The truth is that the things I could write about are either too painful to divulge or are just simply uninteresting.
My husband bought me a laptop in October that I've only used to look at pictures of boobs or download bad music onto. I received it in the hopes of writing again and at first the reason I couldn't bring myself to was because at the time I was too comfortable and happy to find anything in particular to rave about. Unhappiness and complacency seem to be huge artistic motivators for all of us who find ourselves members of the creative realm...but alas, tragedies resurfaced.
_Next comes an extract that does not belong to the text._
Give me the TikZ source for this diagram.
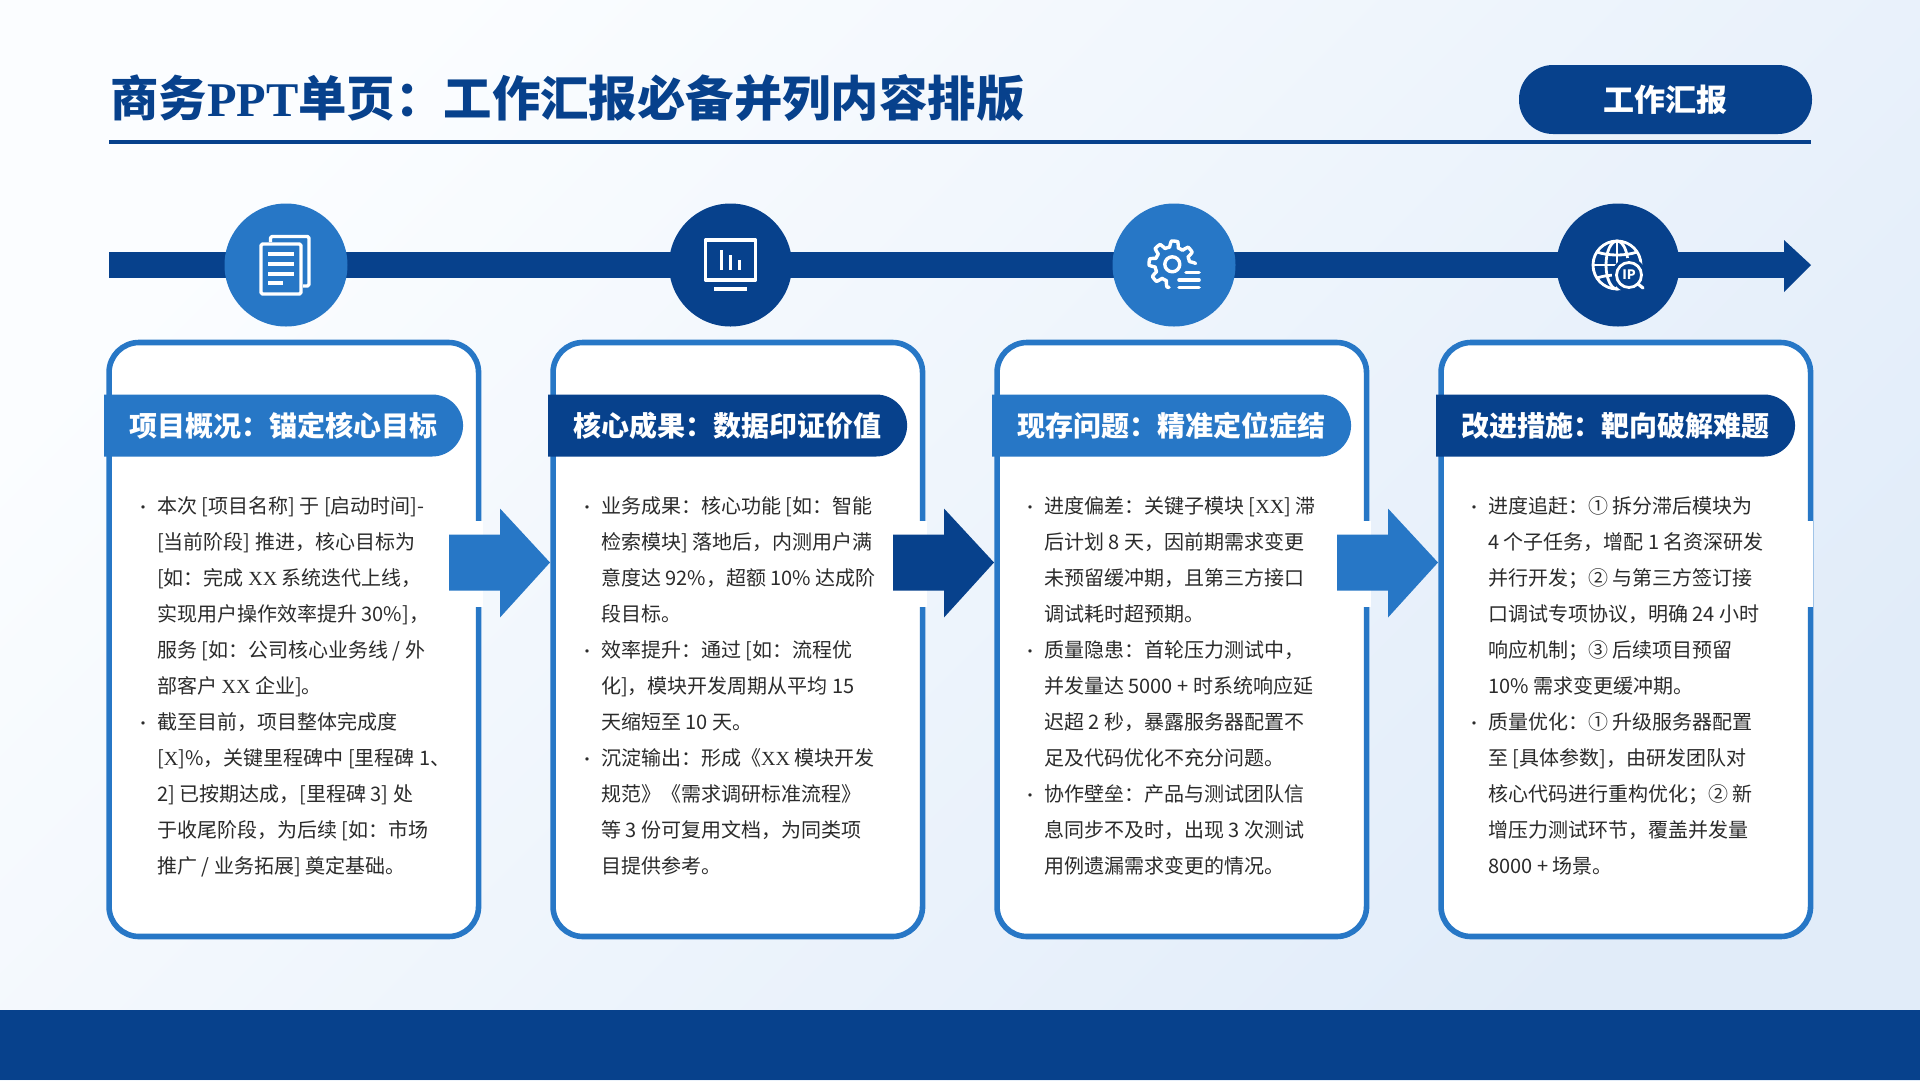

I realize these tragedies are of no particular interest to enquiring readers seeking entertainment and besides that if I forced myself to tell the world about them I can honestly say that the welling of tears in my eyes would make the completion of any entries pertaining to them nearly impossible as well as unbearable.
My issues with self-loathing, destructive behavior, and suicidal ideation haven't completely disappeared, but they have become a fuckuvalot more scarce as compared to other periods in my life. I haven't felt the need to write droning twelve page epistles dedicated to how worthless I am or how much I want to die upon the lined pages of comp notebooks. I haven't felt the urge to fill a blog with posts slamming the existence of everything I love and hate. I will, however ALWAYS have those dark passages deep within my psyche...I will always have bouts of my being lost within them...I can't make that go away. I will never try to.
I haven't done anything very differently, so I'm not quite sure what has brought about this hiatus of my utter batshit insanity...but I think that the fact I have felt something very foreign or ill received has been helping to keep me alive and coping for the past year or so...
...and I believe some gratitude and groveling is in order to those who have given me this love...
it may not even be love...it could be respect, or understanding, but whatever it is, I'd like to thank those who matter the most in my life for making me finally feel like I'm deserving of it.